Doing something different, then, is an action or thought that interrupts our typical responses to the disruptive feelings churning inside us, which keep us stuck, feeling alienated, incapable, and unworthy. Anything different could include very simple acts such as replacing ice cream eating with singing out loud in one's apartment, or replacing beer drinking with taking a walk in the morning or writing a letter to a friend; that is, anything “that’s nonhabitual . . . that doesn’t reinforce our crippling habits" (33).
And then, she reminds us that the third part to the mantra is to continue doing this throughout our lives.

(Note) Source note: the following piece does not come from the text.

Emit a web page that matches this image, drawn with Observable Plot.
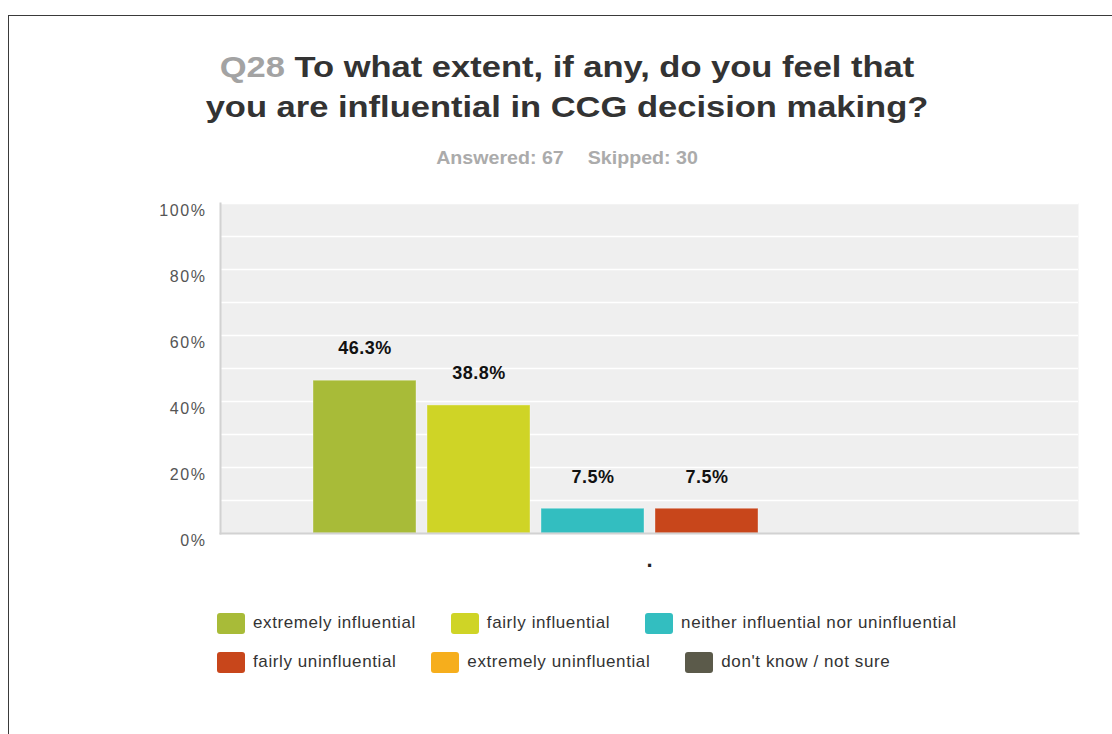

We must persist in “awakening our heart,” (33) responding to emotional threats without the crutch of habits that keep us stuck, walled up, disconnected. She writes, “By acknowledging the emotion, dropping whatever story we are telling ourselves about it, and feeling the energy of the moment, we cultivate compassion for ourselves.” Taking this practice further, “[w]e could recognize that there are millions who are feeling the way we are and breathe in the emotion for all of us with the wish that we could all be free of confusion and limiting habitual reactions. When we can recognize our own confusion with compassion, we can extend that compassion to others who are equally confused. This step of widening the circle of compassion is where the magic of bodhichitta training lies.”
1 comment:
I love these quotes. The last one, especially, speaks to me right now. "Dropping" the "story"--that's so hard to do, sometimes! Just feeling an emotion--that can be hard, too. I think it can be hard to feel an emotion without pumping more energy into it. But reading about this and writing about it has helped me, just now. I was feeling shit-ty, and was even thinking about going out for ice cream!, and now, well, now it's too late to go out, so I guess I'm forced into mindfulness! (Thanks to you!)